ADR 0002: Postgres on a dedicated VM, not in-cluster¶
Status: Accepted Date: 2025-08
Context¶
A handful of in-cluster apps need a relational store: Grafana, the claude-bridge HITL service, the trading dashboard, and a few hobby projects. I want to keep stateful data outside the K8s blast radius and make backups, restore drills, and major-version upgrades boring.
Decision¶
A single dedicated VM running Postgres 16 (Debian 12, PGDG packages, 192.168.1.123). Each app gets its own role, database, and pg_hba.conf rule. Backups via pgBackRest to a TrueNAS dataset, with a periodic restore drill into a throwaway VM.
Considered¶
- CloudNativePG (CNPG). Strong operator, real HA, in-cluster. Rejected for two reasons: I trust myself more with
pg_dumpandpgBackRestagainst a familiar VM than I trust myself to debug an in-cluster cluster at 2am, and CNPG cannot help if K8s itself is the problem (which it has been). - Stolon, Zalando-postgres-operator. Same shape as CNPG, less momentum, more legwork for me.

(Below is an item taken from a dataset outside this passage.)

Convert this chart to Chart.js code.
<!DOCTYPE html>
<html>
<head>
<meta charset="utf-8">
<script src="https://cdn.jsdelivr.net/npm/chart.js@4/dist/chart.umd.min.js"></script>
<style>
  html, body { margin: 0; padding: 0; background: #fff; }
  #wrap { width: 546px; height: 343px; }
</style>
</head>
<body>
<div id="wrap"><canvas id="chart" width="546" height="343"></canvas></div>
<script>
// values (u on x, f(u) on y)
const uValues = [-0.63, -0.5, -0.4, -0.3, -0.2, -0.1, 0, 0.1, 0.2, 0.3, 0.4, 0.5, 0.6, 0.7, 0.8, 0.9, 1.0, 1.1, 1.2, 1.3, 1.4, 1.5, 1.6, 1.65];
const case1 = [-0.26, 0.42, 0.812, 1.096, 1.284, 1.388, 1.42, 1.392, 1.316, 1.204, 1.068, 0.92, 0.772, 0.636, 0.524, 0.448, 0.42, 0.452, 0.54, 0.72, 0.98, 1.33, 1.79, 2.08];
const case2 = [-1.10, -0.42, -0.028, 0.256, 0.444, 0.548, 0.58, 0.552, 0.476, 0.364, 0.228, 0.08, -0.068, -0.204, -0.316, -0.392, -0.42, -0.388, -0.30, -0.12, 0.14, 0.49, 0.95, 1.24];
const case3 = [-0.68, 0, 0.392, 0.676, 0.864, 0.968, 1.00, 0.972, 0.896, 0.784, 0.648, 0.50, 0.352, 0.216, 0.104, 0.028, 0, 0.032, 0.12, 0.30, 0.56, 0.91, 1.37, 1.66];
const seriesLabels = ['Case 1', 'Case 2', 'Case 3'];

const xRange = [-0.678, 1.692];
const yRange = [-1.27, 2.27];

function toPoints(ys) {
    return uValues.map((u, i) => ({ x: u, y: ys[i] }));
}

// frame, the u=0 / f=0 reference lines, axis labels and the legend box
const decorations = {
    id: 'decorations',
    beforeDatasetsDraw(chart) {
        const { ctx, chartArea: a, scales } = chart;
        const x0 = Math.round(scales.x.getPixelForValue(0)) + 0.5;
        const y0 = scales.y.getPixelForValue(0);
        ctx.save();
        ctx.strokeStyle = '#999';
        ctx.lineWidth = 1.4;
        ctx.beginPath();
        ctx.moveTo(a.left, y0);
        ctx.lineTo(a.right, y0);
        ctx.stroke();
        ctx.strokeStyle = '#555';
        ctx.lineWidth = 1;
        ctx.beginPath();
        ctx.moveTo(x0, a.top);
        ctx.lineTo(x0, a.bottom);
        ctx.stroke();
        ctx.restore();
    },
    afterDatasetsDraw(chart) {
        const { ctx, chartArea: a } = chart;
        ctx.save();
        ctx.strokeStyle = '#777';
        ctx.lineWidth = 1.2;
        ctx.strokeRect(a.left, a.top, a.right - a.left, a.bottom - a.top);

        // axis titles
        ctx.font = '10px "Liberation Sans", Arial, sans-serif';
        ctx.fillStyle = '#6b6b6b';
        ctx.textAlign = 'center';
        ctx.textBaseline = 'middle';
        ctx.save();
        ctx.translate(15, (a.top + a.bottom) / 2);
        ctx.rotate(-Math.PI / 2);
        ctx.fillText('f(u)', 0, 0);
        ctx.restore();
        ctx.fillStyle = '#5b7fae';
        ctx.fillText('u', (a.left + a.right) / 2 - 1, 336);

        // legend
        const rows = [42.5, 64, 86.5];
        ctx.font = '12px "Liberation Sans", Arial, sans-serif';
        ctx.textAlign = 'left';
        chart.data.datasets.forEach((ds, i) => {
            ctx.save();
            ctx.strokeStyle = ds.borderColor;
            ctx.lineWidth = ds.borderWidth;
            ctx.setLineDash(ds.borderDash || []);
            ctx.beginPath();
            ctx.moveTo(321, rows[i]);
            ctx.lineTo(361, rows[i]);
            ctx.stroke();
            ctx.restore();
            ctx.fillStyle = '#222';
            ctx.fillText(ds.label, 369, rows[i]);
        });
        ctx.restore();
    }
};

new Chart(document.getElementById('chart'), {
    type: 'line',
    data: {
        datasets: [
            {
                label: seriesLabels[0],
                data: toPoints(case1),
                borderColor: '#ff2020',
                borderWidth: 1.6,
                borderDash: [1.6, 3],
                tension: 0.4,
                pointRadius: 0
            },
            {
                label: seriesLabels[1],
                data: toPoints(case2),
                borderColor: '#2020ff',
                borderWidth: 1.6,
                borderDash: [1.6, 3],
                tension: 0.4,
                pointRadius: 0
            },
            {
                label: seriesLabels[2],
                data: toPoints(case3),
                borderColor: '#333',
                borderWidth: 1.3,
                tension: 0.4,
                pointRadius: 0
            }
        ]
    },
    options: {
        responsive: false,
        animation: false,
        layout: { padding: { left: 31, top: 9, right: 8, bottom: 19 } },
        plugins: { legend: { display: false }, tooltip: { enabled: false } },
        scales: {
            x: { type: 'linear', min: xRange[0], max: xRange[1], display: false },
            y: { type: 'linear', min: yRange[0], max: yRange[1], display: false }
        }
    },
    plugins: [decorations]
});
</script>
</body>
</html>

- A managed Postgres (RDS, Supabase). Defeats the purpose of a homelab and adds external dependency.
Consequences¶
- The data layer survives a cluster rebuild. This is the main win. I have rebuilt the K8s cluster more than once and no app data was at risk.
pg_hba.confbecomes a load-bearing piece of network policy. When CNI behavior around SNAT changes, this file has to know. The 2026-05-03 incident is the obvious example.- No automatic HA. A single Postgres VM means an OS-level failure on
192.168.1.123takes the dependent apps down. Acceptable for a lab. If I ever care, the upgrade path is to add a synchronous replica on a second Proxmox node and front it with Patroni or pgpool. Not now. - Ansible owns the box. All changes (
pg_hba.conf,postgresql.conf, package versions) belong inansible-quasarlab/labctl-runs/postgres. Manual edits during incidents are allowed but must be back-ported the same day.